Il résulte bien évidemment de ce récit de Galvani, que ce n’était pas pour la première fois qu’il se livrait à des recherches physiologiques sur les grenouilles. Il existe d’ailleurs une preuve irrécusable qui fixe l’époque exacte à laquelle Galvani commença ses expériences sur les grenouilles. On trouve dans un registre signé par Canterzani, secrétaire de l’Académie de Bologne, la note suivante relative aux dates des mémoires que Galvani avait communiqués à cette Académie :

« 9 avril 1772, Sur l’irritabilité hallérienne.

« 22 avril 1773, Sur les mouvements musculaires des grenouilles.

« 20 janvier 1774, Sur l’action de l’opium sur les nerfs des grenouilles. »

Ainsi, lorsque Galvani fit l’observation rapportée plus haut, de l’action de l’étincelle électrique sur les nerfs cruraux de la grenouille, il faisait usage depuis sept ans, de grenouilles préparées de cette manière. On a retrouvé parmi ses manuscrits, le cahier qui contient ses premières expériences faites en 1780 sur les contractions des grenouilles excitées par l’électricité. En décrivant la première expérience que nous venons de rapporter, Galvani écrit : La grenouille était préparée comme à l’ordinaire (alla solita maniera). Ce n’était donc point par hasard, ni pour la première fois, qu’il fit, en 1780, l’observation capitale dont il s’agit.

L’anecdote du bouillon aux grenouilles préparé par la cuisinière de madame Galvani pour un rhume de son mari, qui a été répétée par une foule d’écrivains, parmi lesquels figurent les plus sérieux et les plus recommandables de nos auteurs, tels que Alibert dans son Éloge historique de Galvani, et Arago dans son Éloge historique de Volta, n’est donc qu’une fable.

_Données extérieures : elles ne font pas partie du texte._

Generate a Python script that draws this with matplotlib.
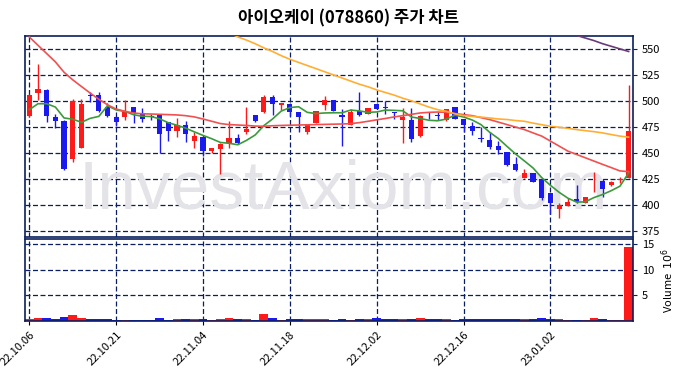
import matplotlib
matplotlib.use('Agg')
import matplotlib.pyplot as plt
import numpy as np

plt.rcParams['font.family'] = ['Noto Sans CJK KR', 'DejaVu Sans']

title = '아이오케이 (078860) 주가 차트'
tick_labels = ['22.10.06', '22.10.21', '22.11.04', '22.11.18', '22.12.02', '22.12.16', '23.01.02']
tick_pos = [0, 10, 20, 30, 40, 50, 60]

# OHLC (KRW)
opens = [486, 508, 511, 485, 481, 444, 455, 505.5, 506, 495, 485, 485, 495, 489, 485.5, 487, 480, 471, 477, 462,
         466, 452, 454, 460, 465, 470, 487, 490, 504, 496, 497, 490, 470, 479, 496, 501, 487, 477, 491, 488,
         497, 494.5, 489, 482, 482, 466.5, 486, 487, 482, 495, 483, 476, 464.5, 463, 457, 451, 440, 426, 431, 425,
         411.5, 396.5, 399.5, 406, 402.5, 422, 423.5, 419.5, 424, 426]
highs = [507, 536, 512, 488, 482, 502, 502, 509, 509, 498, 486, 501, 495, 494, 488, 487, 480, 484, 481, 470,
         466, 455, 460, 481, 469, 495, 487, 506, 506, 498, 498, 490, 478, 491, 505, 501, 493, 493, 509, 494,
         498, 500, 490, 494, 494, 486.5, 490, 490, 493, 495, 483, 480, 475.6, 470, 462, 451, 446, 435, 431, 425,
         411.5, 402.5, 406.5, 419, 407.5, 432, 425, 423, 427, 516]
lows = [485, 501, 480, 474, 434, 442, 455, 499, 490, 485, 476, 482, 479, 480, 482, 450, 462, 466, 461, 455,
        447, 450, 430, 455, 459, 469, 480, 489, 487, 492, 486, 470, 469, 479, 492, 491, 457, 477, 486, 488,
        493, 488, 483, 460, 461, 466, 483, 482, 481, 483, 470, 468, 460.7, 454, 449, 438, 433, 426, 422, 405,
        391.5, 387.5, 399.5, 402.5, 402.5, 413, 407.5, 418, 421, 426]
closes = [506, 512, 486, 481, 435, 500, 497, 505, 490.5, 486, 480, 490, 489, 483, 485, 469, 471, 477, 469, 467,
          452, 455, 459, 465, 460, 473, 481, 504, 497, 498, 490, 485, 477, 491, 501, 491, 485, 490, 487, 494,
          493, 494, 488.5, 485, 464, 486, 485.5, 486, 493, 483, 477, 471, 464, 456, 453, 439, 434, 431, 422, 406.5,
          402, 400.5, 403, 403, 407.5, 422.5, 415.5, 422, 424.5, 471]
# volume in millions of shares
volumes = [0.33, 0.53, 0.53, 0.33, 0.72, 1.1, 0.53, 0.33, 0.33, 0.33, 0.13, 0.2, 0.13, 0.13, 0.13, 0.53, 0.13, 0.33, 0.33, 0.33,
           0.33, 0.13, 0.33, 0.53, 0.33, 0.33, 0.13, 1.3, 0.53, 0.13, 0.33, 0.33, 0.33, 0.33, 0.33, 0.13, 0.33, 0.13, 0.33, 0.33,
           0.53, 0.33, 0.33, 0.33, 0.33, 0.53, 0.33, 0.33, 0.33, 0.13, 0.33, 0.33, 0.3, 0.3, 0.3, 0.3, 0.3, 0.33, 0.33, 0.53,
           0.33, 0.33, 0.13, 0.13, 0.13, 0.53, 0.33, 0.13, 0.13, 14.5]

# moving averages
ma5 = [492, 497.7, 497.7, 494.5, 484, 482.8, 479.8, 483.6, 485.5, 495.7, 491.7, 490.3, 487.1, 485.6, 485.4, 483.2, 479.4, 477, 474.2, 470.6,
       467.2, 464, 460.4, 459.6, 458.2, 462.4, 467.6, 476.6, 483, 490.6, 494, 494.8, 489.4, 488.2, 488.8, 489, 489, 491.6, 490.8, 489.4,
       489.8, 491.6, 491.3, 490.9, 484.9, 483.5, 481.8, 481.3, 482.9, 486.7, 484.9, 482, 477.6, 470.2, 464.2, 456.6, 449.2, 442.6, 435.8, 426.5,
       419.1, 412.4, 406.8, 403, 403.2, 407.3, 410.3, 414, 418.3, 431]
ma20 = [562, 554, 546, 538, 528, 520.7, 514.3, 508, 502, 496.7, 492.6, 490.4, 488.8, 488, 487.8, 487.5, 487.2, 486.9, 486.2, 485,
        483, 480.8, 478.6, 477.6, 477.2, 476.8, 476.2, 476, 476.5, 476.8, 477, 477.2, 477.4, 477.6, 477.8, 478, 478.2, 478.5, 479.5, 480.8,
        482.2, 483.5, 485, 486.2, 487.5, 488.8, 489.4, 489.7, 489.4, 488.3, 487.2, 486.2, 484.3, 482.4, 480, 477.6, 475.2, 472.8, 469.6, 466.5,
        461.7, 456.9, 452.1, 448.9, 445.7, 442.5, 439.3, 436.2, 433, 432.3]
ma60_start = 23
ma60 = [566, 562, 559, 555.5, 551.5, 548, 544, 540.5, 537.5, 534.5, 531.5, 528.5, 525.5, 522.5, 519.5, 516.5, 514,
        511, 508.5, 506, 503, 500.5, 497.5, 494.5, 492, 490.4, 488, 486.2, 485.5, 484.8, 484, 483, 482.5, 481.5, 480.8, 479, 477.5,
        476, 475, 474, 472.8, 471.8, 470.8, 469.6, 468, 466.5, 465.5]
ma120_start = 63
ma120 = [563.5, 561, 558.5, 555.5, 553, 550.5, 548]

navy = '#0b1f5e'
up_c = '#ff1a1a'
down_c = '#1a1aee'

fig = plt.figure(figsize=(6.86, 3.78), dpi=100)
ax = fig.add_axes([0.0364, 0.372, 0.8863, 0.533])
axv = fig.add_axes([0.0364, 0.1516, 0.8863, 0.2154], sharex=ax)

x = np.arange(len(closes))
o = np.array(opens); c = np.array(closes); h = np.array(highs); l = np.array(lows)
cols = np.where(c >= o, up_c, down_c)

ax.vlines(x, l, h, colors=cols, linewidth=1.0, zorder=3)
body_bot = np.minimum(o, c)
body_h = np.maximum(np.abs(c - o), 0.8)
ax.bar(x, body_h, bottom=body_bot, width=0.6, color=cols, zorder=4)

ax.plot(x, ma5, color='#3c9a3c', lw=1.2, zorder=5)
ax.plot(x, ma20, color='#f05050', lw=1.2, zorder=5)
ax.plot(np.arange(ma60_start, ma60_start + len(ma60)), ma60, color='#ffae33', lw=1.2, zorder=5)
ax.plot(np.arange(ma120_start, ma120_start + len(ma120)), ma120, color='#6b3a78', lw=1.2, zorder=5)

ax.text(0.523, 0.235, 'InvestAxiom.com', transform=ax.transAxes, fontsize=50,
        color='#e3e3e8', ha='center', va='center', zorder=1, family='Liberation Sans')

ax.set_ylim(369, 563)
ax.set_yticks([375, 400, 425, 450, 475, 500, 525, 550])
ax.set_xlim(-0.5, 69.5)

axv.bar(x, volumes, width=1.0, color=cols)
axv.set_ylim(0, max(volumes) * 1.1)
axv.set_yticks([5, 10, 15])
axv.set_xticks(tick_pos)
axv.set_xticklabels(tick_labels, rotation=45, ha='right', rotation_mode='anchor', fontsize=8)
axv.set_ylabel('Volume  $10^6$', fontsize=8)
axv.yaxis.set_label_position('right')

for a in (ax, axv):
    a.yaxis.tick_right()
    a.tick_params(axis='y', labelsize=8, length=3, color=navy)
    a.tick_params(axis='x', length=3, color='black')
    a.grid(True, color=navy, linestyle=(0, (4, 2)), linewidth=0.9)
    a.set_axisbelow(True)
    for s in a.spines.values():
        s.set_color(navy)
        s.set_linewidth(1.2)
ax.tick_params(axis='x', labelbottom=False, length=0)

fig.text(0.508, 0.952, title, ha='center', va='center', fontsize=12, fontweight='bold')

fig.savefig('out.png', dpi=100)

Le phénomène qui avait si fort émerveillé Galvani et ses amis, bien qu’il n’eût jamais été observé jusque-là, était assez simple en lui-même. C’était un résultat de ce que l’on désigne en physique, sous le nom de choc électrique en retour, et dont les effets s’obser-

  1. « Res autem ab hujus modi profecta initio est. Ranam dissecui atque præparavi ut in fig. 2, eamque in tabulâ, omnia mihi alia proponens, in quâ erat machina electrica, collocavi, ab ejus conductore penitus sejunctam atque haud brevi intervallo dissitam. Dum scalpelli cuspidem unus ex iis qui mihi operam dabant cruralibus hujus ranæ internis nervis casu vel leviter admoverit, continuo omnes artuum musculi ita contrahi visi sunt, ut in vehementiores incidisse tonicas convulsiones viderentur. Eorum vero alter, qui nobis electricitatem tentantibus præsto erat, animadvertere sibi visus est rem contingere, dum ex conductore machinæ scintilla extorqueretur. Rei novitatem ille admiratus, de eâdem statim me, alia omninò molientem ac mecum ipso cogitantem, admonuit. Hic ego incredibili sum studio et cupiditate incensus sum idem experiendi, et quod occultum in re esset in lucem proferendi. Admovi propterea et ipse scalpelli cuspidem uni vel alteri crurali nervo, quo tempore unus ex iis qui aderant scintillam eliceret. Phænomenon eâdem omnino ratione contigit : vehementes contractiones in singulos artuum musculos, perinde ac si tetano præparatum animal esset correptum, eodem ipso temporis momento inducebantur quo educebantur scintillæ. »

    (Aloysii Galvani De viribus electricitatis in motu musculari Commentarius. — De Bononiensis scientiarum et artium Instituto et Academiâ Commentarii, 1790, t. VII, p. 363.)